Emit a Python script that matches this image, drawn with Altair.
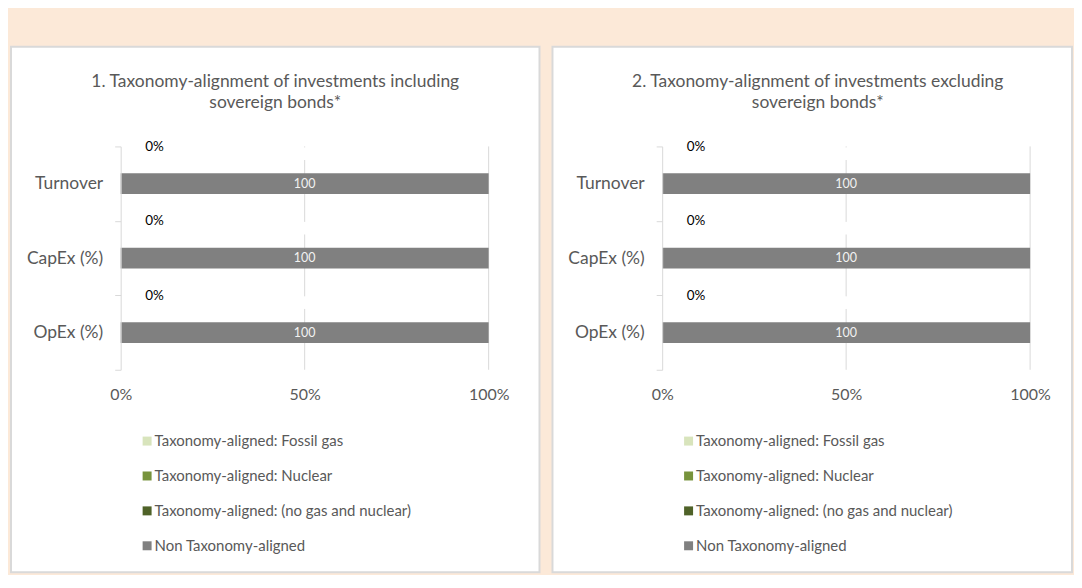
import altair as alt
import pandas as pd

# ---------------- data ----------------
categories = ["Turnover", "CapEx (%)", "OpEx (%)"]
series = [
    "Taxonomy-aligned: Fossil gas",
    "Taxonomy-aligned: Nuclear",
    "Taxonomy-aligned: (no gas and nuclear)",
    "Non Taxonomy-aligned",
]
colors = ["#D8E4BC", "#77933C", "#4F6228", "#808080"]

# values per series for [Turnover, CapEx, OpEx]
panel1_fossil = [0, 0, 0]
panel1_nuclear = [0, 0, 0]
panel1_aligned = [0, 0, 0]
panel1_non = [100, 100, 100]

panel2_fossil = [0, 0, 0]
panel2_nuclear = [0, 0, 0]
panel2_aligned = [0, 0, 0]
panel2_non = [100, 100, 100]

titles = [
    ["1. Taxonomy-alignment of investments including", "sovereign bonds*"],
    ["2. Taxonomy-alignment of investments excluding", "sovereign bonds*"],
]
x_ticks = [0, 50, 100]
grid_values = [50, 100]

FONT = "Lato"
TXT = "#595959"
LINE = "#D9D9D9"


def long_df(fossil, nuclear, aligned, non):
    rows = []
    for ci, cat in enumerate(categories):
        for si, (s, vals) in enumerate(zip(series, [fossil, nuclear, aligned, non])):
            rows.append({"category": cat, "series": s, "value": vals[ci], "idx": si})
    return pd.DataFrame(rows)


def panel(fossil, nuclear, aligned, non, title, rect_x2, title_dx):
    df = long_df(fossil, nuclear, aligned, non)
    xscale = alt.Scale(domain=[0, 100], nice=False)
    xaxis = alt.Axis(
        values=x_ticks, labelExpr="datum.value + '%'", domain=False, ticks=False,
        grid=False, labelPadding=17, labelFontSize=16, labelColor=TXT,
        labelFlush=False, title=None, zindex=1, labelFont=FONT,
    )
    yenc = alt.Y(
        "category:N", sort=categories,
        scale=alt.Scale(paddingInner=0, paddingOuter=0),
        axis=alt.Axis(
            title=None, tickBand="extent", domainColor=LINE, tickColor=LINE,
            tickSize=6, labelPadding=12, labelFontSize=17.5, labelColor=TXT,
            zindex=1, grid=False, labelFont=FONT,
        ),
    )

    def X(field):
        return alt.X(field, scale=xscale, axis=xaxis)

    bg = alt.Chart(pd.DataFrame({"k": [0]})).mark_rect(
        fill="white", stroke=LINE, strokeWidth=2
    ).encode(
        x=alt.value(-110), x2=alt.value(rect_x2), y=alt.value(-100), y2=alt.value(427)
    )

    grid = alt.Chart(pd.DataFrame({"value": grid_values})).mark_rule(
        color=LINE, strokeWidth=1
    ).encode(x=X("value:Q"))

    gaps = alt.Chart(
        pd.DataFrame({"value": [50] * len(categories), "category": categories})
    ).mark_square(color="white", opacity=1, size=160, yOffset=-30).encode(
        x=X("value:Q"), y=yenc
    )

    bars = alt.Chart(df).mark_bar(height={"band": 0.28}).encode(
        x=alt.X("value:Q", stack="zero", scale=xscale, axis=xaxis),
        y=yenc,
        color=alt.Color(
            "series:N",
            scale=alt.Scale(domain=series, range=colors),
            legend=alt.Legend(
                title=None, orient="none", legendX=19, legendY=288,
                direction="vertical", symbolType="square", symbolSize=81,
                symbolStrokeWidth=0, labelFontSize=15, labelColor=TXT,
                labelFont=FONT, rowPadding=19, labelOffset=0, labelLimit=400,
            ),
        ),
        order=alt.Order("idx:Q"),
    )

    text100 = alt.Chart(df).transform_stack(
        stack="value", groupby=["category"], as_=["v0", "v1"],
        sort=[alt.SortField("idx")],
    ).transform_filter(
        alt.datum.series == series[3]
    ).transform_calculate(
        mid="(datum.v0 + datum.v1) / 2"
    ).mark_text(color="#F2F2F2", fontSize=12.5, font=FONT).encode(
        x=X("mid:Q"), y=yenc, text=alt.Text("value:Q")
    )

    aligned_sum = [fossil[i] + nuclear[i] + aligned[i] for i in range(len(categories))]
    zero_df = pd.DataFrame({
        "category": categories,
        "zero": [0] * len(categories),
        "label": [f"{v}%" for v in aligned_sum],
    })
    text0 = alt.Chart(zero_df).mark_text(
        align="center", baseline="middle", dx=34, yOffset=-37,
        fontSize=13.5, color="#000000", font=FONT,
    ).encode(x=X("zero:Q"), y=yenc, text="label:N")

    return alt.layer(bg, grid, gaps, bars, text100, text0).properties(
        width=369, height=224,
        title=alt.TitleParams(
            text=title, fontSize=17.5, font=FONT, color=TXT, fontWeight="normal",
            offset=-66, anchor="middle", dx=title_dx, lineHeight=21,
        ),
    )


p1 = panel(panel1_fossil, panel1_nuclear, panel1_aligned, panel1_non, titles[0], 420, -29.5)
p2 = panel(panel2_fossil, panel2_nuclear, panel2_aligned, panel2_non, titles[1], 411, -28.5)

chart = alt.hconcat(p1, p2, spacing=9).resolve_legend(color="independent").properties(
    padding={"left": 1, "top": 36, "right": 0, "bottom": 0},
    background="#FCE9D8",
).configure_view(strokeWidth=0).configure(font=FONT)

chart.save("out.html", embed_options={"renderer": "svg", "actions": False})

## [Exercise]
Starting at the top of the listing above, please restate word for word each line up to and including the one that holds "return pd.DataFrame(rows)", omitting every image.

## [Solved exercise]
Emit a Python script that matches this image, drawn with Altair.
import altair as alt
import pandas as pd

# ---------------- data ----------------
categories = ["Turnover", "CapEx (%)", "OpEx (%)"]
series = [
    "Taxonomy-aligned: Fossil gas",
    "Taxonomy-aligned: Nuclear",
    "Taxonomy-aligned: (no gas and nuclear)",
    "Non Taxonomy-aligned",
]
colors = ["#D8E4BC", "#77933C", "#4F6228", "#808080"]

# values per series for [Turnover, CapEx, OpEx]
panel1_fossil = [0, 0, 0]
panel1_nuclear = [0, 0, 0]
panel1_aligned = [0, 0, 0]
panel1_non = [100, 100, 100]

panel2_fossil = [0, 0, 0]
panel2_nuclear = [0, 0, 0]
panel2_aligned = [0, 0, 0]
panel2_non = [100, 100, 100]

titles = [
    ["1. Taxonomy-alignment of investments including", "sovereign bonds*"],
    ["2. Taxonomy-alignment of investments excluding", "sovereign bonds*"],
]
x_ticks = [0, 50, 100]
grid_values = [50, 100]

FONT = "Lato"
TXT = "#595959"
LINE = "#D9D9D9"


def long_df(fossil, nuclear, aligned, non):
    rows = []
    for ci, cat in enumerate(categories):
        for si, (s, vals) in enumerate(zip(series, [fossil, nuclear, aligned, non])):
            rows.append({"category": cat, "series": s, "value": vals[ci], "idx": si})
    return pd.DataFrame(rows)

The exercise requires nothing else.